Mr Trump, who has faced intense scrutiny over alleged Russian interference in support of his presidential bid, made his wire-tapping allegation in tweets written from his weekend home in Florida early on Saturday.
He called the alleged tapping "Nixon/Watergate", referring to the notorious political scandal of 1972, which led to the downfall of President Richard Nixon.
His claims sparked Republican and Democrat politicians alike to demand details to back them up. Florida Republican Senator Marco Rubio was the latest, saying on Sunday that "the White House will have to answer as to exactly what he was referring to".
Blowing up the rule book: Analysis by Laura Bicker, BBC News, Washington
Let's face it, Donald Trump is not your run-of-the-mill president. He's unorthodox. It's what his supporters love about him and why they elected the political outsider.
But accusing your predecessor of an abuse of power without proof isn't just throwing out the presidential rule book, it's blowing it up.
The attack was strikingly personal and the charge was astonishing.
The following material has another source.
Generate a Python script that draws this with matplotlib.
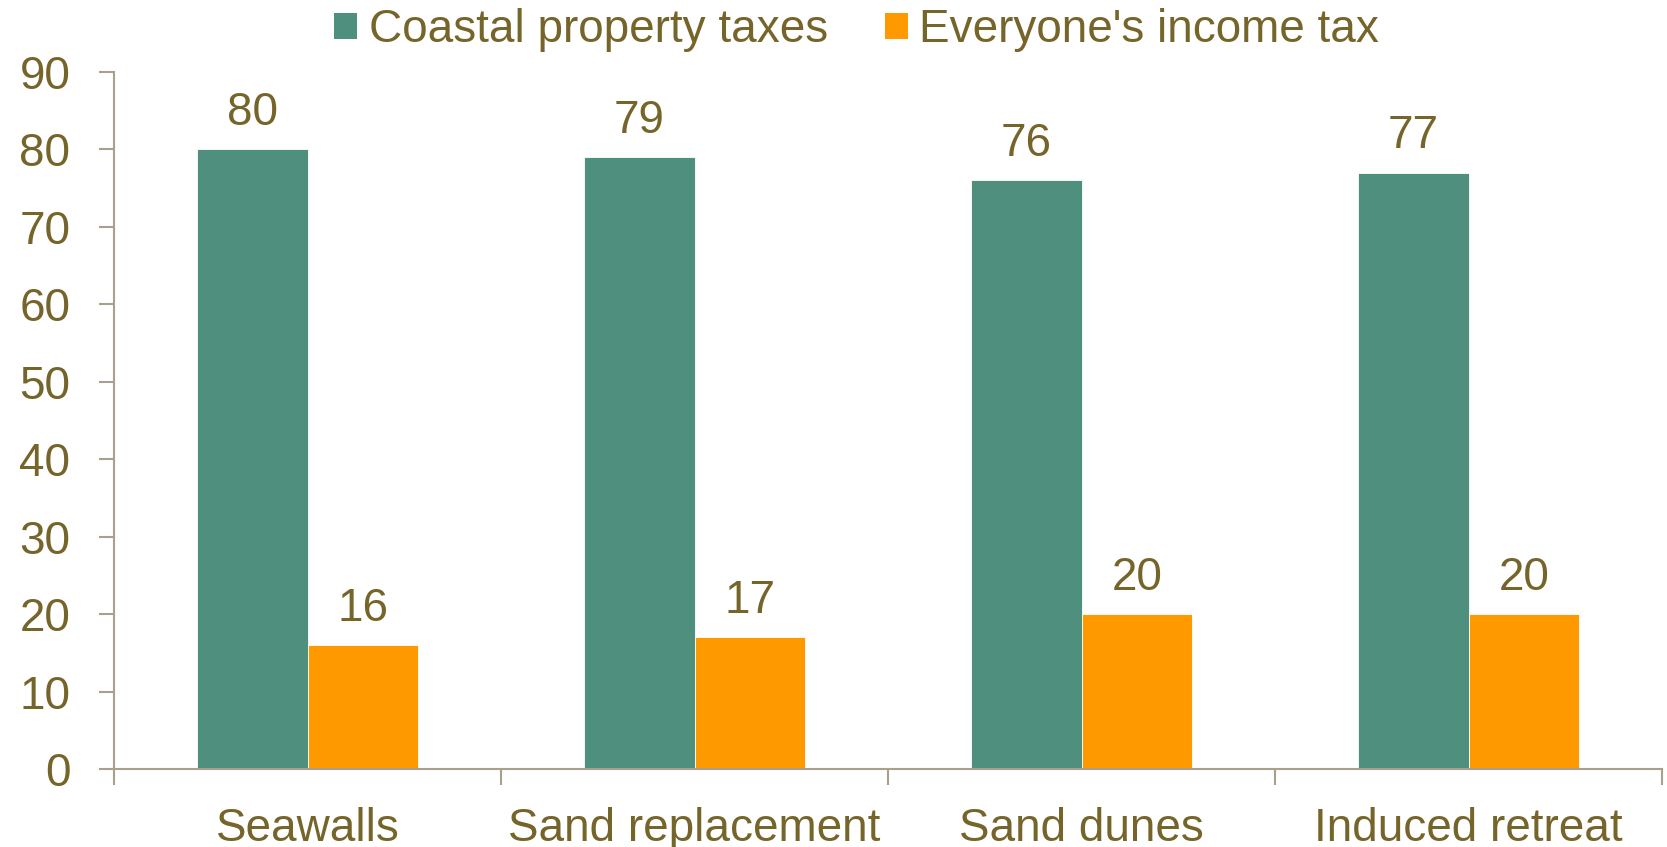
import matplotlib
matplotlib.use("Agg")
import matplotlib.pyplot as plt
from matplotlib.patches import Patch
import numpy as np

categories = ["Seawalls", "Sand replacement", "Sand dunes", "Induced retreat"]
series_names = ["Coastal property taxes", "Everyone's income tax"]
coastal = [80, 79, 76, 77]
income = [16, 17, 20, 20]
yticks = [0, 10, 20, 30, 40, 50, 60, 70, 80, 90]

GREEN = "#4f8f7e"
ORANGE = "#ff9900"
TEXT = "#76652a"
SPINE = "#a8a08c"
FS = 33

plt.rcParams["font.family"] = ["Liberation Sans", "DejaVu Sans"]

fig = plt.figure(figsize=(16.67, 8.47), dpi=100)
ax = fig.add_axes([0.0684, 0.0921, 0.9286, 0.8229])

x = np.arange(len(categories))
w = 0.286
b1 = ax.bar(x - w / 2, coastal, w, color=GREEN, edgecolor="white", linewidth=0.6)
b2 = ax.bar(x + w / 2, income, w, color=ORANGE, edgecolor="white", linewidth=0.6)

for bars, vals in ((b1, coastal), (b2, income)):
    for rect, v in zip(bars, vals):
        ax.annotate(str(v), (rect.get_x() + rect.get_width() / 2, v),
                    xytext=(0, 17.5), textcoords="offset points",
                    ha="center", va="baseline", fontsize=FS, color=TEXT,
                    annotation_clip=False)

ax.set_xlim(-0.5, len(categories) - 0.5)
ax.set_ylim(0, 90)
ax.set_yticks(yticks)
ax.set_yticklabels([str(t) for t in yticks])
ax.set_xticks(x)
ax.set_xticklabels(categories)
ax.set_xticks(np.arange(-0.5, len(categories), 1.0), minor=True)

ax.tick_params(axis="x", which="major", length=0, pad=27.5, labelsize=FS, labelcolor=TEXT)
ax.tick_params(axis="x", which="minor", length=11.5, width=1.5, color=SPINE, direction="out")
ax.tick_params(axis="y", length=10.5, width=1.5, color=SPINE, pad=21, labelsize=FS, labelcolor=TEXT)

for s in ("top", "right"):
    ax.spines[s].set_visible(False)
for s in ("left", "bottom"):
    ax.spines[s].set_color(SPINE)
    ax.spines[s].set_linewidth(1.5)
ax.spines["left"].set_bounds(0, 90)

handles = [Patch(facecolor=GREEN, edgecolor="none"), Patch(facecolor=ORANGE, edgecolor="none")]
leg = fig.legend(handles, series_names, loc="center", bbox_to_anchor=(0.514, 0.9646),
                 ncol=2, frameon=False, fontsize=FS, handlelength=0.5, handleheight=0.5,
                 handletextpad=0.25, columnspacing=1.25, borderpad=0, borderaxespad=0)
for t in leg.get_texts():
    t.set_color(TEXT)

fig.savefig("out.png", dpi=100, facecolor="white")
President Trump's assertions appear to be based, in part, on unproven reports by Breitbart News and conservative talk radio hosts.
But President Trump has full access to intelligence reports. He could just ask if his phones at Trump Tower had been tapped or the information could have come from a briefing.
In which case has he divulged a secret? And where is his evidence?
Congress will want to know before they add this allegation to their current investigation.
But in his series of tweets on Sunday, White House Press Secretary Sean Spicerdid not provide any further evidence.
He said: "Reports concerning potentially politically motivated investigations immediately ahead of the 2016 election are very troubling.
"President Trump is requesting that as part of their investigation into Russian activity, the congressional intelligence committees exercise their oversight authority to determine whether executive branch investigative powers were abused in 2016."
He added: "Neither the White House nor the President will comment further until such oversight is conducted."
White House deputy press secretary Sarah Huckabee Sanders told ABC News that if Mr Trump's allegations were true, "this is the greatest overreach and the greatest abuse of power that I think we've ever seen and a huge attack on democracy itself".
There was a mixed reaction to Mr Trump's calls for the inquiry into alleged abuse of executive power.
Arkansas Republican Senator Tom Cotton said: "I'm sure that this matter will be a part of that inquiry."
But Adam Schiff, the most senior Democratic member of the House Select Committee on Intelligence, said Mr Trump's wire-tapping claim had been taken from "little more than... conspiracy-based news".
He said: "For a president of the United States to make such an incendiary charge - and one that discredits our democracy in the eyes of the world - is as destructive as it was baseless."
What are the Congressional committees looking at?
Both the House and Senate intelligence committees are currently looking into the possibility of Russian interference during the 2016 election, both launched in January.
They have promised wide-ranging investigations, carried out on a bipartisan basis, which will not shy away from looking into potential links between the Trump campaign and the Kremlin, as well as Russian "cyber activity".
Meanwhile, the Senate Armed Services Committee is going to look at how to protect the US from cyber-attacks in the wake of the election.
Mr Trump's tweets followed allegations made by conservative radio host Mark Levin and later carried in Breitbart News, of which Mr Trump's chief strategist Steve Bannon is a former executive chairman.
Mr Obama's spokesman, Kevin Lewis, called the accusations "simply false".
A "cardinal rule of the Obama Administration was that no White House official ever interfered with any independent investigation led by the Department of Justice", he said.